— start INFORMATION SUPPLIED —

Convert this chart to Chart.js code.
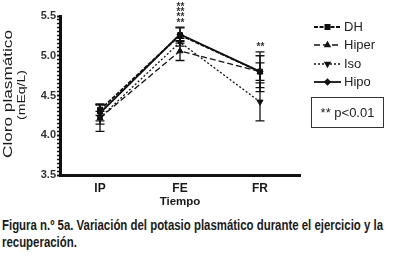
<!DOCTYPE html>
<html>
<head>
<meta charset="utf-8">
<script src="https://cdn.jsdelivr.net/npm/chart.js@4/dist/chart.umd.min.js"></script>
<style>
  html, body { margin: 0; padding: 0; background: #fff; width: 393px; height: 261px; overflow: hidden; }
  #wrap { position: absolute; left: 0; top: 0; width: 393px; height: 212px; }
  #cap { position: absolute; left: 2px; top: 217px; font-family: "Liberation Sans Narrow", "Liberation Sans", Arial, sans-serif; font-weight: bold; font-size: 14px; line-height: 17px; color: #1a1a1a; white-space: nowrap; transform-origin: 0 0; }
</style>
</head>
<body>
<div id="wrap"><canvas id="c" width="393" height="212"></canvas></div>
<div id="cap"><div id="l1">Figura n.º 5a. Variación del potasio plasmático durante el ejercicio y la</div><div>recuperación.</div></div>
<script>
// ---- data ----
const categories = ['IP', 'FE', 'FR'];
const seriesNames = ['DH', 'Hiper', 'Iso', 'Hipo'];
const dhValues    = [4.32, 5.26, 4.80];
const hiperValues = [4.22, 5.06, 4.80];
const isoValues   = [4.22, 5.17, 4.42];
const hipoValues  = [4.28, 5.27, 4.80];
const dhErr    = [0.07, 0.10, 0.20];
const hiperErr = [0.17, 0.12, 0.25];
const isoErr   = [0.08, 0.05, 0.24];
const hipoErr  = [0.10, 0.08, 0.11];
const yTickLabels = ['3.5', '4.0', '4.5', '5.0', '5.5'];
const starLabels = ['', '**\n**\n**\n**', '**'];
const yTitle = ['Cloro plasmático', '(mEq/L)'];
const xTitle = 'Tiempo';
const noteText = '** p<0.01';

const styles = [
  { dash: [4, 1.5], width: 1.8, point: 'rect', radius: 3.5 },
  { dash: [6, 3], width: 1.3, point: 'triangle', radius: 3.5 },
  { dash: [2, 2], width: 1.3, point: 'triangle', radius: 3.5, rot: 180 },
  { dash: [], width: 1.8, point: 'rectRot', radius: 3 }
];
const valueSets = [dhValues, hiperValues, isoValues, hipoValues];
const errSets = [dhErr, hiperErr, isoErr, hipoErr];

const datasets = seriesNames.map((n, i) => ({
  label: n,
  data: valueSets[i],
  err: errSets[i],
  borderColor: '#111',
  backgroundColor: '#111',
  borderWidth: styles[i].width,
  borderDash: styles[i].dash,
  pointStyle: styles[i].point,
  pointRotation: styles[i].rot || 0,
  pointRadius: styles[i].radius,
  pointBorderWidth: 1,
  pointBorderColor: '#111',
  pointBackgroundColor: '#111',
  tension: 0
}));

const FONT = '"Liberation Sans", Arial, sans-serif';

function stretchedVertical(ctx, text, cx, cy, font, length) {
  ctx.save();
  ctx.font = font;
  const w = ctx.measureText(text).width;
  ctx.translate(cx, cy);
  ctx.rotate(-Math.PI / 2);
  ctx.scale(length / w, 1);
  ctx.textAlign = 'center';
  ctx.textBaseline = 'middle';
  ctx.fillText(text, 0, 0);
  ctx.restore();
}

const extras = {
  id: 'extras',
  beforeDatasetsDraw(chart) {
    const ctx = chart.ctx;
    const x = chart.scales.x, y = chart.scales.y;
    ctx.save();
    ctx.strokeStyle = '#111';
    ctx.lineWidth = 1.3;
    chart.data.datasets.forEach(ds => {
      ds.data.forEach((v, j) => {
        const px = x.getPixelForValue(j);
        const t = y.getPixelForValue(v + ds.err[j]);
        const b = y.getPixelForValue(v - ds.err[j]);
        ctx.beginPath();
        ctx.moveTo(px, t); ctx.lineTo(px, b);
        ctx.moveTo(px - 4.5, t); ctx.lineTo(px + 4.5, t);
        ctx.moveTo(px - 4.5, b); ctx.lineTo(px + 4.5, b);
        ctx.stroke();
      });
    });
    ctx.restore();
  },
  afterDraw(chart) {
    const ctx = chart.ctx;
    const x = chart.scales.x, y = chart.scales.y;
    ctx.save();
    // stars above error bars
    ctx.fillStyle = '#333';
    ctx.font = 'bold 10px ' + FONT;
    ctx.textAlign = 'center';
    ctx.textBaseline = 'alphabetic';
    starLabels.forEach((s, j) => {
      if (!s) return;
      let top = Infinity;
      chart.data.datasets.forEach(ds => { top = Math.min(top, y.getPixelForValue(ds.data[j] + ds.err[j])); });
      const rows = s.split('\n');
      rows.forEach((r, k) => {
        ctx.fillText(r, x.getPixelForValue(j) + 0.5, top - 1.5 - (rows.length - 1 - k) * 5.3);
      });
    });
    // y title
    ctx.fillStyle = '#1a1a1a';
    stretchedVertical(ctx, yTitle[0], 8.5, 94, '13px ' + FONT, 128);
    stretchedVertical(ctx, yTitle[1], 22, 95, '10px ' + FONT, 50);
    // legend
    const lx0 = 314, lx1 = 341, ty = [27, 45, 64, 82];
    chart.data.datasets.forEach((ds, i) => {
      const st = styles[i];
      ctx.strokeStyle = '#111';
      ctx.lineWidth = st.width;
      ctx.setLineDash(st.dash);
      ctx.beginPath(); ctx.moveTo(lx0, ty[i]); ctx.lineTo(lx1, ty[i]); ctx.stroke();
      ctx.setLineDash([]);
      ctx.fillStyle = '#111';
      Chart.helpers.drawPoint(ctx, { pointStyle: st.point, radius: st.radius - 0.5, rotation: st.rot || 0, borderWidth: 1 }, (lx0 + lx1) / 2, ty[i]);
      ctx.fillStyle = '#222';
      ctx.font = '13px ' + FONT;
      ctx.textAlign = 'left';
      ctx.textBaseline = 'middle';
      ctx.fillText(ds.label, 344, ty[i] + 0.5);
    });
    // note box
    ctx.strokeStyle = '#333';
    ctx.lineWidth = 1;
    ctx.strokeRect(311.5, 97.5, 72, 30);
    ctx.fillStyle = '#222';
    ctx.font = '13px ' + FONT;
    ctx.textAlign = 'center';
    ctx.textBaseline = 'middle';
    ctx.fillText(noteText, 347.5, 113);
    ctx.restore();
  }
};

new Chart(document.getElementById('c'), {
  type: 'line',
  data: { labels: categories, datasets },
  options: {
    responsive: false,
    animation: false,
    layout: { padding: { top: 16, right: 93, left: 0, bottom: 0 } },
    plugins: { legend: { display: false }, tooltip: { enabled: false } },
    scales: {
      x: {
        type: 'category',
        offset: true,
        afterFit(s) { s.height = 37; },
        border: { display: true, width: 3, color: '#111' },
        grid: { display: true, drawOnChartArea: false, drawTicks: false },
        ticks: { padding: 6, color: '#1a1a1a', font: { family: FONT, size: 12, weight: 'bold' } },
        title: { display: true, text: xTitle, color: '#1a1a1a', padding: { top: 0, bottom: 3 }, font: { family: FONT, size: 11.5, weight: 'bold' } }
      },
      y: {
        min: 3.5, max: 5.5,
        afterFit(s) { s.width = 60; },
        border: { display: true, width: 3, color: '#111' },
        grid: {
          drawOnChartArea: false, drawTicks: true, tickLength: 3,
          tickColor: '#111',
          tickWidth: c => (Math.abs(c.tick.value * 2 - Math.round(c.tick.value * 2)) < 1e-6 ? 2 : 1.5)
        },
        ticks: {
          stepSize: 0.05, autoSkip: false, padding: 1, color: '#333',
          font: { family: FONT, size: 11, weight: 'bold' },
          callback: v => {
            const idx = Math.round((v - 3.5) * 2);
            return (Math.abs((v - 3.5) * 2 - idx) < 1e-6 && yTickLabels[idx] !== undefined) ? yTickLabels[idx] : '';
          }
        }
      }
    }
  },
  plugins: [extras]
});

// fit caption line 1 to ~381px
const cap = document.getElementById('cap');
const range = document.createRange();
range.selectNodeContents(document.getElementById('l1'));
const tw = range.getBoundingClientRect().width;
if (tw > 0) cap.style.transform = 'scaleX(' + (381 / tw) + ')';
</script>
</body>
</html>
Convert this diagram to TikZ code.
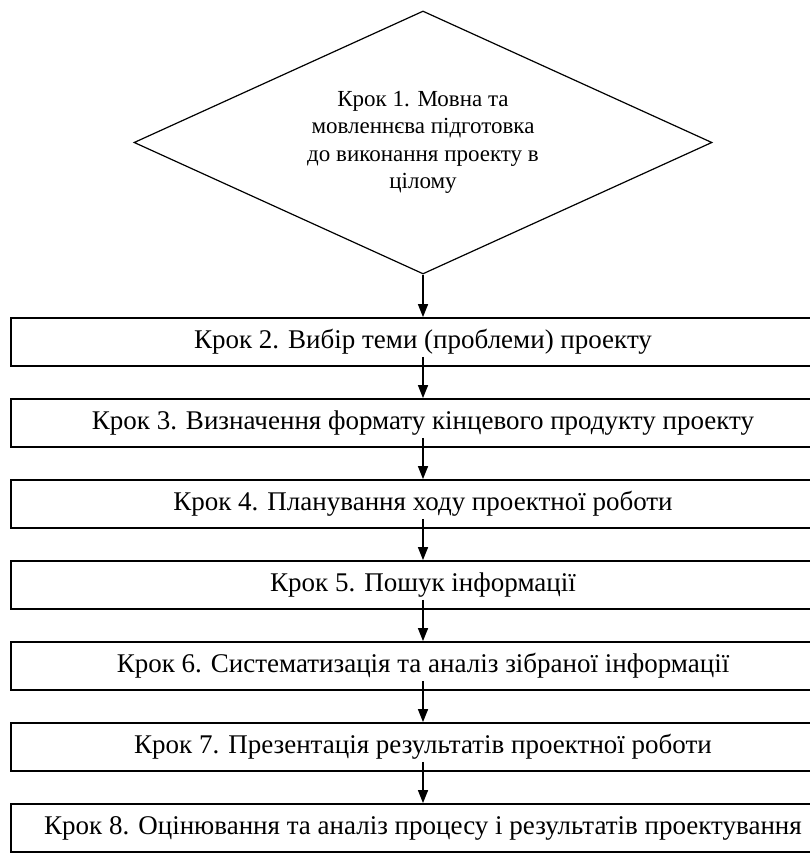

— end INFORMATION SUPPLIED —

The word "Convert" appears in how many lines of the data? Answer with only the number.

**RESULT FOR THIS EXERCISE**.
2